Researchers at the University of Illinois Urbana-Champaign have demonstrated that cryogenic vertical-cavity surface-emitting lasers (cryo-VCSELs) could provide a more energy-efficient method of transmitting data from infrared imaging systems while reducing thermal load.
The findings, published in IEEE Photonics Technology Letters recently, address a growing challenge facing advanced infrared focal plane arrays (FPAs), which increasingly require data transmission rates exceeding 100 gigabits per second as sensor resolution and imaging speeds improve.
Conventional electrical interconnects rely on copper links that can transfer heat into cryogenic imaging systems, increasing noise levels, cooling requirements and power consumption.
The researchers investigated optical interconnects based on cryogenic VCSELs as an alternative.
“Optical interconnects, which use lasers to transmit data through optical fibers, can reduce heat transfer while maintaining high data rates,” explained study author Liu.
The team evaluated the devices at cryogenic temperatures of 77 Kelvin and 120 Kelvin. According to the study, the cryo-VCSELs achieved a 3-decibel modulation bandwidth of more than 50 GHz while operating at bias currents below 4 mA.
The devices supported 112 Gb/s per lane PAM-4 data transmission with low signal distortion and demonstrated operation at speeds of up to 138 Gb/s per lane. The reported TDECQ values were 3.42 dB at 77 K and 4.15 dB at 120 K, meeting IEEE requirements for short-reach multimode optical communication.
The researchers also estimated energy consumption at approximately 68 femtojoules per bit at 77 K and 60 femtojoules per bit at 120 K, indicating efficient operation at cryogenic temperatures.

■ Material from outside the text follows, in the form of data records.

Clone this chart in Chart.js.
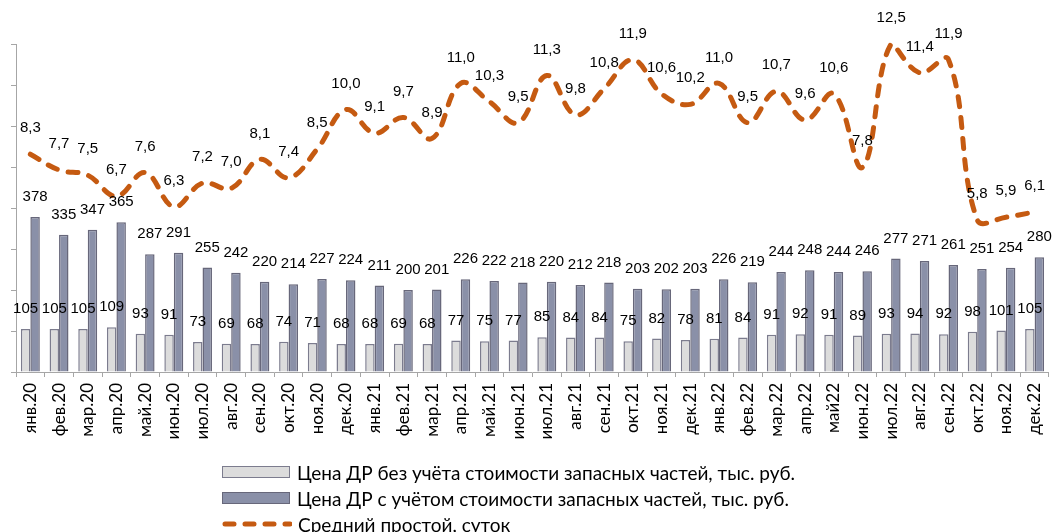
<!DOCTYPE html>
<html>
<head>
<meta charset="utf-8">
<script src="https://cdn.jsdelivr.net/npm/chart.js@4/dist/chart.umd.min.js"></script>
<style>
  html, body { margin: 0; padding: 0; background: #fff; }
  #wrap { position: relative; width: 1061px; height: 532px; overflow: hidden; }
  #legend { position: absolute; left: 222px; top: 459px; font-family: Lato, "Open Sans", sans-serif; font-size: 19px; color: #000; }
  .row { display: flex; align-items: center; height: 26px; white-space: nowrap; }
  .box { width: 66px; height: 10px; border: 1.5px solid #6f6f82; margin-right: 7px; }
  .row svg { margin-right: 6px; }
</style>
</head>
<body>
<div id="wrap">
  <canvas id="c" width="1061" height="532"></canvas>
  <div id="legend"></div>
</div>
<script>
const categories = [
  "янв.20","фев.20","мар.20","апр.20","май.20","июн.20","июл.20","авг.20","сен.20","окт.20","ноя.20","дек.20",
  "янв.21","фев.21","мар.21","апр.21","май.21","июн.21","июл.21","авг.21","сен.21","окт.21","ноя.21","дек.21",
  "янв.22","фев.22","мар.22","апр.22","май22","июн.22","июл.22","авг.22","сен.22","окт.22","ноя.22","дек.22"
];
const priceWithoutParts = [
  105,105,105,109,93,91,73,69,68,74,71,68,
  68,69,68,77,75,77,85,84,84,75,82,78,
  81,84,91,92,91,89,93,94,92,98,101,105
];
const priceWithParts = [
  378,335,347,365,287,291,255,242,220,214,227,224,
  211,200,201,226,222,218,220,212,218,203,202,203,
  226,219,244,248,244,246,277,271,261,251,254,280
];
const avgDowntime = [
  8.3,7.7,7.5,6.7,7.6,6.3,7.2,7.0,8.1,7.4,8.5,10.0,
  9.1,9.7,8.9,11.0,10.3,9.5,11.3,9.8,10.8,11.9,10.6,10.2,
  11.0,9.5,10.7,9.6,10.6,7.8,12.5,11.4,11.9,5.8,5.9,6.1
];
const seriesNames = [
  "Цена ДР без учёта стоимости запасных частей, тыс. руб.",
  "Цена ДР с учётом стоимости запасных частей, тыс. руб.",
  "Средний простой, суток"
];

const ORANGE = '#c55a11';
const AXIS = '#a6a6a6';

const labelPlugin = {
  id: 'valueLabels',
  afterDatasetsDraw(chart) {
    const ctx = chart.ctx;
    ctx.save();
    ctx.font = '15px "Liberation Sans", Arial, sans-serif';
    ctx.fillStyle = '#000';
    ctx.textAlign = 'center';
    ctx.textBaseline = 'middle';
    chart.data.datasets.forEach((ds, di) => {
      const meta = chart.getDatasetMeta(di);
      meta.data.forEach((el, i) => {
        const v = ds.data[i];
        if (ds.type === 'line') {
          ctx.fillText(v.toFixed(1).replace('.', ','), el.x, el.y - 26);
        } else {
          ctx.fillText(String(v), el.x, el.y - 20);
        }
      });
    });
    ctx.restore();
  }
};

const chart = new Chart(document.getElementById('c'), {
  data: {
    labels: categories,
    datasets: [
      {
        type: 'line', label: seriesNames[2], data: avgDowntime, yAxisID: 'y1',
        borderColor: ORANGE, borderWidth: 5, borderDash: [10, 11], borderCapStyle: 'round',
        pointRadius: 0, tension: 0.4, clip: false, order: 0, fill: false
      },
      {
        type: 'bar', label: seriesNames[0], data: priceWithoutParts, yAxisID: 'y',
        backgroundColor: '#dcdcdc', borderColor: '#7c7c8e', borderWidth: 1.5,
        categoryPercentage: 0.66, barPercentage: 1.0, order: 1
      },
      {
        type: 'bar', label: seriesNames[1], data: priceWithParts, yAxisID: 'y',
        backgroundColor: '#8a90a8', borderColor: '#67677a', borderWidth: 1.5,
        categoryPercentage: 0.66, barPercentage: 1.0, order: 1
      }
    ]
  },
  options: {
    responsive: false,
    animation: false,
    layout: { padding: { top: 44, left: 0, right: 0, bottom: 0 } },
    plugins: { legend: { display: false }, tooltip: { enabled: false } },
    scales: {
      x: {
        offset: true,
        grid: { display: true, drawOnChartArea: false, drawTicks: true, tickLength: 5, offset: true, color: AXIS },
        border: { display: true, color: AXIS, width: 1 },
        ticks: { autoSkip: false, maxRotation: 90, minRotation: 90, color: '#000', padding: 6,
                 font: { family: 'Lato, "Open Sans", sans-serif', size: 17 } },
        afterFit: (s) => { s.height = 160; }
      },
      y: {
        position: 'left', min: 0, max: 800,
        ticks: { stepSize: 100, display: false },
        grid: { display: true, drawOnChartArea: false, drawTicks: true, tickLength: 5, color: AXIS },
        border: { display: true, color: AXIS, width: 1 },
        afterFit: (s) => { s.width = 16; }
      },
      y1: {
        position: 'right', min: 0, max: 12.5, display: false
      }
    }
  },
  plugins: [labelPlugin]
});

// HTML legend built from dataset definitions
const legend = document.getElementById('legend');
[1, 2, 0].forEach((di) => {
  const ds = chart.data.datasets[di];
  const row = document.createElement('div');
  row.className = 'row';
  if (ds.type === 'bar') {
    const b = document.createElement('div');
    b.className = 'box';
    b.style.background = ds.backgroundColor;
    b.style.borderColor = ds.borderColor;
    row.appendChild(b);
  } else {
    const ns = 'http://www.w3.org/2000/svg';
    const svg = document.createElementNS(ns, 'svg');
    svg.setAttribute('width', '70'); svg.setAttribute('height', '10');
    const ln = document.createElementNS(ns, 'line');
    ln.setAttribute('x1', '3'); ln.setAttribute('y1', '5'); ln.setAttribute('x2', '68'); ln.setAttribute('y2', '5');
    ln.setAttribute('stroke', ds.borderColor); ln.setAttribute('stroke-width', '5');
    ln.setAttribute('stroke-dasharray', '9 11'); ln.setAttribute('stroke-linecap', 'round');
    svg.appendChild(ln);
    row.appendChild(svg);
  }
  const t = document.createElement('span');
  t.textContent = ds.label;
  row.appendChild(t);
  legend.appendChild(row);
});
</script>
</body>
</html>
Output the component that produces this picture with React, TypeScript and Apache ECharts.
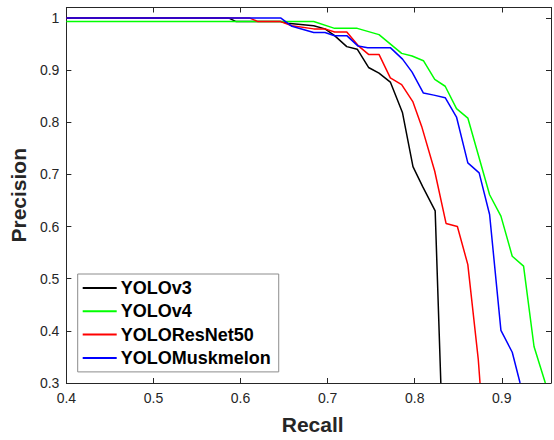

“These results demonstrate that cryo-VCSEL optical links can be a promising and cost-effective solution to meet the high-speed data communication demands of FPAs,” Liu added.
The researchers conclude that cryo-VCSEL-based optical interconnects could provide a practical and cost-effective approach for high-speed communications in cryogenic infrared focal plane arrays and other systems requiring low-temperature operation.